I’m involved in two organizations trying to fuel the mission that, instead of being treated as passive consumers, students are engaged as partners. The first is with the Prichard Committee for Academic Excellence, a student voice team I co-founded my junior year [of high school] that is now 100 strong across Kentucky, with students from middle school through college. The second organization is Student Voice, which is a national organization started about four years ago. Their mission is to elevate and amplify student voices. They started this by curating a social media conversation, because our generation does a lot of organizing around social media. Now we’re trying to move from social media into classrooms and communities across the country.
[Starting] in January, I took a year off of school and have been traveling across the country to every corner of America, talking to students about their education experience. In schools, students are asked to think critically about everything from history to calculus, but rarely are they asked to think critically about school itself.
How do you engage with the students, and what sorts of things do students tell you about how they’d like to see their schools changed?
My favorite thing is round table discussions with a group of 10 to 15 students. Students are never asked these kinds of questions, so by the end of my conversations with students they’re saying some pretty remarkable things.

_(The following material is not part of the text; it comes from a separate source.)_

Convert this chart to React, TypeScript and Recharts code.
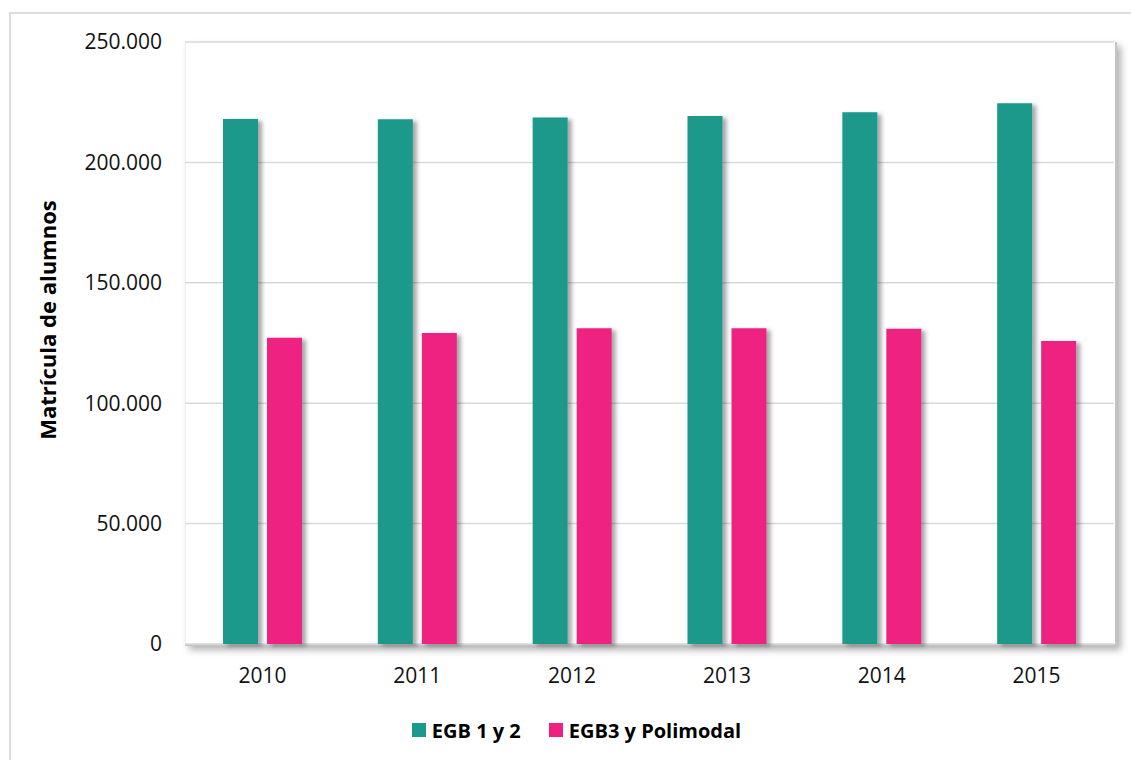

There’s often a disconnect between teachers and students. A student told me that every single day she has to wake up at 4:30 a.m. to catch a bus across town to make it to school. One day she wasn't able to make it, and she missed a test. Her teacher told her ‘Why don’t you just come in earlier?’ The student said ‘I can’t, there’s no way of getting to school earlier.’ The teacher said, ‘Just work something out.’ In one rural Kentucky school, we asked students ‘what’s the most important issue in your school?’ Something like 280 out of 800 students responded with some form of bullying as being the most important issue. We asked teachers the same questions, and not a single teacher mentioned bullying.
One thing students [in underserved communities] have told me is they wish they had teachers that look like them. They grow up in these communities where many around them are in jail, or not graduated from college or high school. They don’t have role models, and then they go to school and look to their teachers, but rarely do they share the same experiences as them.
What sorts of ideas have you and the students come up with for fixing this disconnect?
We’ve looked at school governance structures, which are dominated by adults in every sense of the word, and we’ve made the case that these school governance structures should be integrated. Maybe these students that are in school 35 hours a week should be on the school board, or helping make policies.
In San Francisco, we met a group of students who are working to lower the voting age both for school district elections and local elections, and they have some very valid reasons for doing so. There’s a student group in Houston that’s been fighting for increased investment in education; they wrote an amicus brief to the Texas Supreme Court arguing why the current funding structure is unconstitutional. They lost, but they’re bringing that conversation.
What’s a big educational problem you’ve seen an innovative solution for?
We talk to students all the time about how they want to go to college, they want to pursue higher education, they have every intention. Yet we know that the number of students who are actually matriculating is nowhere near that. So figuring out how to move students from saying ‘I want to go to college’ to actually making it to college is a hard task.
I’ve been to some remarkable schools [working to solve this problem]. I went to a charter school in Los Angeles, California called Environmental Charter School where one of the graduation requirements is that every student be accepted into a college. It’s just setting the expectation from the beginning that this is what you’re going to accomplish by being here. They don’t beat around the bush either. They’re having these students target the top schools. I think they’re really doing great work. There’s a school in Kentucky that’s been partnering with an organization called 55,000 Degrees, and they’ve really been focused on what happens over the summer when a student is accepted and when they show up on campus. Because we lose a lot of students during that time. They engage with students to make sure they make it.
What’s an interesting way you’ve seen technology help overcome issues in education?
In some states, snow days play a huge role in students’ lives. They can be out of school for almost a month. They’re starting to now figure out ways to use technology so that even when students are out of school they’re still learning. That’s a really obvious thing, but I think it’s major because it means that these students are no longer a month behind everyone.
You’ll be returning to school in early 2017. What are you plans for after you graduate?
I hope to graduate! I know that UNC-Chapel Hill admits less than 150 black men [each year], and less than half of them graduate, so I hope I’m on the right side of those statistics. I’m really into the intersection between politics and public policy, so I hope to do something in that space, whether it’s advocacy or working on some political campaign. I like to really get up close and personal with the legislative process.